Information provided:
[Start]
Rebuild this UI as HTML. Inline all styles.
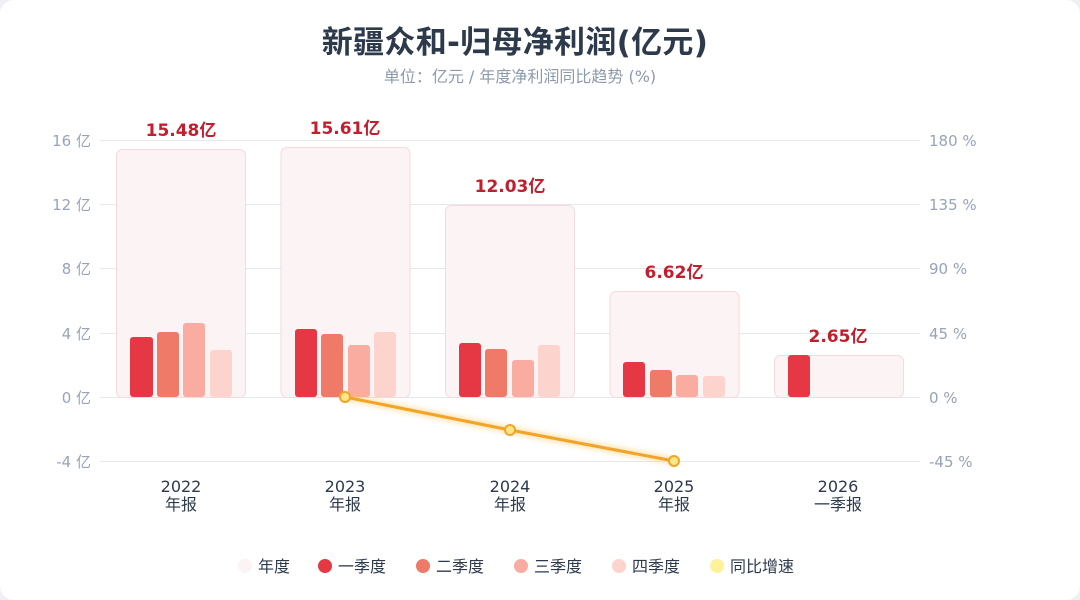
<!DOCTYPE html><html><head><meta charset="utf-8"><style>
html,body{margin:0;padding:0;background:#eef0f3;}
.card{width:1080px;height:600px;background:#fff;border-radius:14px;overflow:hidden;}
text{font-family:"DejaVu Sans","Noto Sans CJK SC",sans-serif;}
</style></head><body><div class="card">
<svg width="1080" height="600" viewBox="0 0 1080 600">
<defs><filter id="g" x="-20%" y="-50%" width="140%" height="200%"><feGaussianBlur stdDeviation="3"/></filter></defs>
<text x="515" y="53" text-anchor="middle" font-size="31" font-weight="bold" fill="#2d3a4b" letter-spacing="0.3">新疆众和-归母净利润(亿元)</text>
<text x="520" y="82" text-anchor="middle" font-size="16" fill="#8c9aae">单位：亿元 / 年度净利润同比趋势 (%)</text>
<g stroke="#e6e8ee" stroke-width="1">
<line x1="100" x2="920" y1="140.5" y2="140.5"/><line x1="100" x2="920" y1="204.5" y2="204.5"/><line x1="100" x2="920" y1="268.5" y2="268.5"/><line x1="100" x2="920" y1="333.5" y2="333.5"/><line x1="100" x2="920" y1="397.5" y2="397.5"/><line x1="100" x2="920" y1="461.5" y2="461.5"/></g>
<g font-size="15" fill="#97a3b6" text-anchor="end">
<text x="91" y="146">16 亿</text><text x="91" y="210">12 亿</text><text x="91" y="274">8 亿</text><text x="91" y="339">4 亿</text><text x="91" y="403">0 亿</text><text x="91" y="467">-4 亿</text></g>
<g font-size="15" fill="#97a3b6">
<text x="929" y="146">180 %</text><text x="929" y="210">135 %</text><text x="929" y="274">90 %</text><text x="929" y="339">45 %</text><text x="929" y="403">0 %</text><text x="929" y="467">-45 %</text></g>
<g fill="#fbf3f4" stroke="#f5dadd" stroke-width="1">
<rect x="116.5" y="149.5" width="129" height="248" rx="6"/>
<rect x="281" y="147.5" width="129" height="250" rx="6"/>
<rect x="445.5" y="205.5" width="129" height="192" rx="6"/>
<rect x="610" y="291.5" width="129" height="106" rx="6"/>
<rect x="774.5" y="355.5" width="129" height="42" rx="6"/></g>
<g>
<rect x="130" y="337" width="23" height="60" rx="3" fill="#e63744"/><rect x="157" y="332" width="22" height="65" rx="3" fill="#f07a68"/><rect x="183" y="323" width="22" height="74" rx="3" fill="#fbaca0"/><rect x="210" y="350" width="22" height="47" rx="3" fill="#fdd3cd"/>
<rect x="295" y="329" width="22" height="68" rx="3" fill="#e63744"/><rect x="321" y="334" width="22" height="63" rx="3" fill="#f07a68"/><rect x="348" y="345" width="22" height="52" rx="3" fill="#fbaca0"/><rect x="374" y="332" width="22" height="65" rx="3" fill="#fdd3cd"/>
<rect x="459" y="343" width="22" height="54" rx="3" fill="#e63744"/><rect x="485" y="349" width="22" height="48" rx="3" fill="#f07a68"/><rect x="512" y="360" width="22" height="37" rx="3" fill="#fbaca0"/><rect x="538" y="345" width="22" height="52" rx="3" fill="#fdd3cd"/>
<rect x="623" y="362" width="22" height="35" rx="3" fill="#e63744"/><rect x="650" y="370" width="22" height="27" rx="3" fill="#f07a68"/><rect x="676" y="375" width="22" height="22" rx="3" fill="#fbaca0"/><rect x="703" y="376" width="22" height="21" rx="3" fill="#fdd3cd"/>
<rect x="788" y="355" width="22" height="42" rx="3" fill="#e63744"/></g>
<g font-size="17" font-weight="bold" fill="#c0202e" text-anchor="middle">
<text x="181" y="136">15.48亿</text><text x="345" y="134">15.61亿</text><text x="510" y="192">12.03亿</text><text x="674" y="278">6.62亿</text><text x="838" y="342">2.65亿</text></g>
<polyline points="345,397 510,430 674,461" fill="none" stroke="#f7c04a" stroke-width="6" opacity="0.5" filter="url(#g)"/>
<polyline points="345,397 510,430 674,461" fill="none" stroke="#f2a42a" stroke-width="3"/>
<g fill="#fde68a" stroke="#f2a42a" stroke-width="2"><circle cx="345" cy="397" r="5"/><circle cx="510" cy="430" r="5"/><circle cx="674" cy="461" r="5"/></g>
<g font-size="16" fill="#2d3a4b" text-anchor="middle">
<text x="181" y="492">2022</text><text x="181" y="510">年报</text>
<text x="345" y="492">2023</text><text x="345" y="510">年报</text>
<text x="510" y="492">2024</text><text x="510" y="510">年报</text>
<text x="674" y="492">2025</text><text x="674" y="510">年报</text>
<text x="838" y="492">2026</text><text x="838" y="510">一季报</text></g>
<g font-size="16" fill="#2d3a4b">
<circle cx="245" cy="566" r="7" fill="#fbf3f4"/><text x="258" y="572">年度</text>
<circle cx="325" cy="566" r="7" fill="#e63744"/><text x="338" y="572">一季度</text>
<circle cx="423" cy="566" r="7" fill="#f07a68"/><text x="436" y="572">二季度</text>
<circle cx="521" cy="566" r="7" fill="#fbaca0"/><text x="534" y="572">三季度</text>
<circle cx="619" cy="566" r="7" fill="#fdd3cd"/><text x="632" y="572">四季度</text>
<circle cx="717" cy="566" r="7" fill="#fdf19a"/><text x="730" y="572">同比增速</text></g>
</svg></div></body></html>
[End]
Requirement: Give back the whole listing as it stands, minus its pictures.

Exercise answer:
Rebuild this UI as HTML. Inline all styles.
<!DOCTYPE html><html><head><meta charset="utf-8"><style>
html,body{margin:0;padding:0;background:#eef0f3;}
.card{width:1080px;height:600px;background:#fff;border-radius:14px;overflow:hidden;}
text{font-family:"DejaVu Sans","Noto Sans CJK SC",sans-serif;}
</style></head><body><div class="card">
<svg width="1080" height="600" viewBox="0 0 1080 600">
<defs><filter id="g" x="-20%" y="-50%" width="140%" height="200%"><feGaussianBlur stdDeviation="3"/></filter></defs>
<text x="515" y="53" text-anchor="middle" font-size="31" font-weight="bold" fill="#2d3a4b" letter-spacing="0.3">新疆众和-归母净利润(亿元)</text>
<text x="520" y="82" text-anchor="middle" font-size="16" fill="#8c9aae">单位：亿元 / 年度净利润同比趋势 (%)</text>
<g stroke="#e6e8ee" stroke-width="1">
<line x1="100" x2="920" y1="140.5" y2="140.5"/><line x1="100" x2="920" y1="204.5" y2="204.5"/><line x1="100" x2="920" y1="268.5" y2="268.5"/><line x1="100" x2="920" y1="333.5" y2="333.5"/><line x1="100" x2="920" y1="397.5" y2="397.5"/><line x1="100" x2="920" y1="461.5" y2="461.5"/></g>
<g font-size="15" fill="#97a3b6" text-anchor="end">
<text x="91" y="146">16 亿</text><text x="91" y="210">12 亿</text><text x="91" y="274">8 亿</text><text x="91" y="339">4 亿</text><text x="91" y="403">0 亿</text><text x="91" y="467">-4 亿</text></g>
<g font-size="15" fill="#97a3b6">
<text x="929" y="146">180 %</text><text x="929" y="210">135 %</text><text x="929" y="274">90 %</text><text x="929" y="339">45 %</text><text x="929" y="403">0 %</text><text x="929" y="467">-45 %</text></g>
<g fill="#fbf3f4" stroke="#f5dadd" stroke-width="1">
<rect x="116.5" y="149.5" width="129" height="248" rx="6"/>
<rect x="281" y="147.5" width="129" height="250" rx="6"/>
<rect x="445.5" y="205.5" width="129" height="192" rx="6"/>
<rect x="610" y="291.5" width="129" height="106" rx="6"/>
<rect x="774.5" y="355.5" width="129" height="42" rx="6"/></g>
<g>
<rect x="130" y="337" width="23" height="60" rx="3" fill="#e63744"/><rect x="157" y="332" width="22" height="65" rx="3" fill="#f07a68"/><rect x="183" y="323" width="22" height="74" rx="3" fill="#fbaca0"/><rect x="210" y="350" width="22" height="47" rx="3" fill="#fdd3cd"/>
<rect x="295" y="329" width="22" height="68" rx="3" fill="#e63744"/><rect x="321" y="334" width="22" height="63" rx="3" fill="#f07a68"/><rect x="348" y="345" width="22" height="52" rx="3" fill="#fbaca0"/><rect x="374" y="332" width="22" height="65" rx="3" fill="#fdd3cd"/>
<rect x="459" y="343" width="22" height="54" rx="3" fill="#e63744"/><rect x="485" y="349" width="22" height="48" rx="3" fill="#f07a68"/><rect x="512" y="360" width="22" height="37" rx="3" fill="#fbaca0"/><rect x="538" y="345" width="22" height="52" rx="3" fill="#fdd3cd"/>
<rect x="623" y="362" width="22" height="35" rx="3" fill="#e63744"/><rect x="650" y="370" width="22" height="27" rx="3" fill="#f07a68"/><rect x="676" y="375" width="22" height="22" rx="3" fill="#fbaca0"/><rect x="703" y="376" width="22" height="21" rx="3" fill="#fdd3cd"/>
<rect x="788" y="355" width="22" height="42" rx="3" fill="#e63744"/></g>
<g font-size="17" font-weight="bold" fill="#c0202e" text-anchor="middle">
<text x="181" y="136">15.48亿</text><text x="345" y="134">15.61亿</text><text x="510" y="192">12.03亿</text><text x="674" y="278">6.62亿</text><text x="838" y="342">2.65亿</text></g>
<polyline points="345,397 510,430 674,461" fill="none" stroke="#f7c04a" stroke-width="6" opacity="0.5" filter="url(#g)"/>
<polyline points="345,397 510,430 674,461" fill="none" stroke="#f2a42a" stroke-width="3"/>
<g fill="#fde68a" stroke="#f2a42a" stroke-width="2"><circle cx="345" cy="397" r="5"/><circle cx="510" cy="430" r="5"/><circle cx="674" cy="461" r="5"/></g>
<g font-size="16" fill="#2d3a4b" text-anchor="middle">
<text x="181" y="492">2022</text><text x="181" y="510">年报</text>
<text x="345" y="492">2023</text><text x="345" y="510">年报</text>
<text x="510" y="492">2024</text><text x="510" y="510">年报</text>
<text x="674" y="492">2025</text><text x="674" y="510">年报</text>
<text x="838" y="492">2026</text><text x="838" y="510">一季报</text></g>
<g font-size="16" fill="#2d3a4b">
<circle cx="245" cy="566" r="7" fill="#fbf3f4"/><text x="258" y="572">年度</text>
<circle cx="325" cy="566" r="7" fill="#e63744"/><text x="338" y="572">一季度</text>
<circle cx="423" cy="566" r="7" fill="#f07a68"/><text x="436" y="572">二季度</text>
<circle cx="521" cy="566" r="7" fill="#fbaca0"/><text x="534" y="572">三季度</text>
<circle cx="619" cy="566" r="7" fill="#fdd3cd"/><text x="632" y="572">四季度</text>
<circle cx="717" cy="566" r="7" fill="#fdf19a"/><text x="730" y="572">同比增速</text></g>
</svg></div></body></html>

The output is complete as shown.